SUPPLIED INFORMATION:

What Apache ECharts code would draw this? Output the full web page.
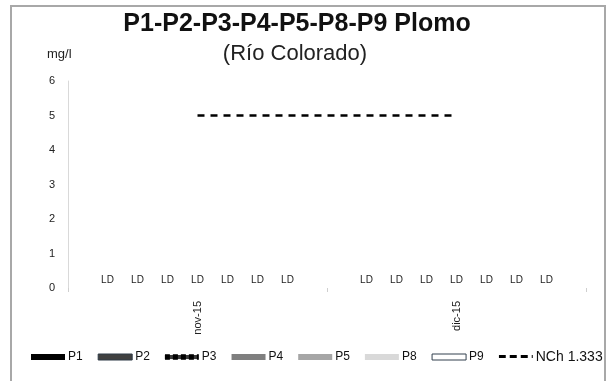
<!DOCTYPE html>
<html>
<head>
<meta charset="utf-8">
<script src="https://cdn.jsdelivr.net/npm/echarts@6/dist/echarts.min.js"></script>
<style>
  html, body { margin: 0; padding: 0; background: #fff; }
  #chart { width: 613px; height: 381px; }
</style>
</head>
<body>
<div id="chart"></div>
<script>
// Sampling months
var categories = ['nov-15', 'dic-15'];

// Lead results per station (all below detection limit, shown as LD)
var P1 = [0, 0];
var P2 = [0, 0];
var P3 = [0, 0];
var P4 = [0, 0];
var P5 = [0, 0];
var P8 = [0, 0];
var P9 = [0, 0];

// Norm limit NCh 1.333 (mg/l)
var nch = [5, 5];

// Y axis ticks
var yTicks = [0, 1, 2, 3, 4, 5, 6];

var stationNames = ['P1', 'P2', 'P3', 'P4', 'P5', 'P8', 'P9'];
var stationValues = [P1, P2, P3, P4, P5, P8, P9];
var limitName = 'NCh 1.333';

// Broken-dash fill used by P3
function makeStripe() {
  var c = document.createElement('canvas');
  c.width = 8; c.height = 6;
  var g = c.getContext('2d');
  g.fillStyle = '#3a3a3a';
  g.fillRect(0, 0, 8, 6);
  g.fillStyle = '#000';
  g.fillRect(0, 1, 5, 4);
  g.fillStyle = '#fff';
  g.fillRect(5, 0, 3, 1);
  g.fillRect(5, 5, 3, 1);
  return c;
}

// Dashed swatch for the limit line in the legend
function makeDash() {
  var c = document.createElement('canvas');
  c.width = 11; c.height = 6;
  var g = c.getContext('2d');
  g.fillStyle = '#fff';
  g.fillRect(0, 0, 11, 6);
  g.fillStyle = '#000';
  g.fillRect(0, 1, 7, 3);
  return c;
}

var fills = [
  { color: '#000000' },
  { color: '#404040' },
  { color: { image: makeStripe(), repeat: 'repeat' } },
  { color: '#7f7f7f' },
  { color: '#a6a6a6' },
  { color: '#d9d9d9' },
  { color: '#ffffff' }
];

var legendStyles = [
  { color: '#000000' },
  { color: '#404040', borderColor: '#2f3a46', borderWidth: 1 },
  { color: { image: makeStripe(), repeat: 'repeat' } },
  { color: '#7f7f7f' },
  { color: '#a6a6a6' },
  { color: '#d9d9d9' },
  { color: '#ffffff', borderColor: '#33404f', borderWidth: 1 }
];

var series = stationNames.map(function (name, i) {
  return {
    name: name,
    type: 'bar',
    data: stationValues[i],
    barWidth: 20,
    barGap: '50%',
    itemStyle: fills[i],
    label: {
      show: true,
      position: 'top',
      distance: 3,
      formatter: 'LD',
      fontFamily: 'Liberation Sans Narrow, Liberation Sans, Arial',
      fontSize: 10,
      color: '#222'
    }
  };
});

series.push({
  name: limitName,
  type: 'line',
  data: nch,
  symbol: 'none',
  lineStyle: { color: '#000', width: 2.5, type: [7, 6] },
  itemStyle: { color: '#000' }
});

var legendData = stationNames.map(function (n, i) {
  return { name: n, icon: 'rect', itemStyle: legendStyles[i] };
}).concat([{
  name: limitName,
  icon: 'rect',
  itemStyle: { color: { image: makeDash(), repeat: 'repeat' } }
}]);

var chart = echarts.init(document.getElementById('chart'), null, { renderer: 'canvas' });
chart.setOption({
  animation: false,
  backgroundColor: '#fff',
  textStyle: { fontFamily: 'Liberation Sans, Arial, sans-serif' },
  title: [
    {
      text: 'P1-P2-P3-P4-P5-P8-P9 Plomo',
      left: 292, top: 7, textAlign: 'center',
      textStyle: { fontSize: 25, fontWeight: 'bold', color: '#111', fontFamily: 'Liberation Sans, Arial' }
    },
    {
      text: '(Río Colorado)',
      left: 290, top: 38, textAlign: 'center',
      textStyle: { fontSize: 22, fontWeight: 'normal', color: '#222', fontFamily: 'Liberation Sans, Arial' }
    },
    {
      text: 'mg/l',
      left: 42, top: 43,
      textStyle: { fontSize: 13, fontWeight: 'normal', color: '#222', fontFamily: 'Liberation Sans, Arial' }
    }
  ],
  legend: {
    bottom: 12,
    left: 26,
    itemWidth: 34,
    itemHeight: 6,
    itemGap: 15,
    textStyle: {
      fontSize: 12, color: '#111', padding: [0, 0, 0, -2],
      rich: { big: { fontSize: 14, color: '#111' } }
    },
    formatter: function (name) {
      return name === limitName ? '{big|' + name + '}' : name;
    },
    data: legendData
  },
  grid: { left: 68, right: 27, top: 81, bottom: 93, containLabel: false },
  xAxis: {
    type: 'category',
    data: categories,
    axisLine: { show: false },
    axisTick: { show: true, length: 4, lineStyle: { color: '#cfcfcf' } },
    axisLabel: { rotate: 90, margin: 13, fontSize: 11, color: '#222' }
  },
  yAxis: {
    type: 'value',
    min: yTicks[0],
    max: yTicks[yTicks.length - 1],
    interval: 1,
    axisLine: { show: true, lineStyle: { color: '#d9d9d9', width: 1 } },
    axisTick: { show: false },
    splitLine: { show: false },
    axisLabel: { margin: 13, fontSize: 11, color: '#222' }
  },
  graphic: [
    {
      type: 'rect',
      shape: { x: 11, y: 6, width: 594, height: 400 },
      style: { fill: 'none', stroke: '#a8a8a8', lineWidth: 2 },
      silent: true
    }
  ],
  series: series
});
</script>
</body>
</html>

THE REQUEST: Restate exactly, please, only the lines between the start of the data and the line containing "var limitName = 'NCh 1.333';", both ends included, skipping the pictures.

RESULT BELOW:
What Apache ECharts code would draw this? Output the full web page.
<!DOCTYPE html>
<html>
<head>
<meta charset="utf-8">
<script src="https://cdn.jsdelivr.net/npm/echarts@6/dist/echarts.min.js"></script>
<style>
  html, body { margin: 0; padding: 0; background: #fff; }
  #chart { width: 613px; height: 381px; }
</style>
</head>
<body>
<div id="chart"></div>
<script>
// Sampling months
var categories = ['nov-15', 'dic-15'];

// Lead results per station (all below detection limit, shown as LD)
var P1 = [0, 0];
var P2 = [0, 0];
var P3 = [0, 0];
var P4 = [0, 0];
var P5 = [0, 0];
var P8 = [0, 0];
var P9 = [0, 0];

// Norm limit NCh 1.333 (mg/l)
var nch = [5, 5];

// Y axis ticks
var yTicks = [0, 1, 2, 3, 4, 5, 6];

var stationNames = ['P1', 'P2', 'P3', 'P4', 'P5', 'P8', 'P9'];
var stationValues = [P1, P2, P3, P4, P5, P8, P9];
var limitName = 'NCh 1.333';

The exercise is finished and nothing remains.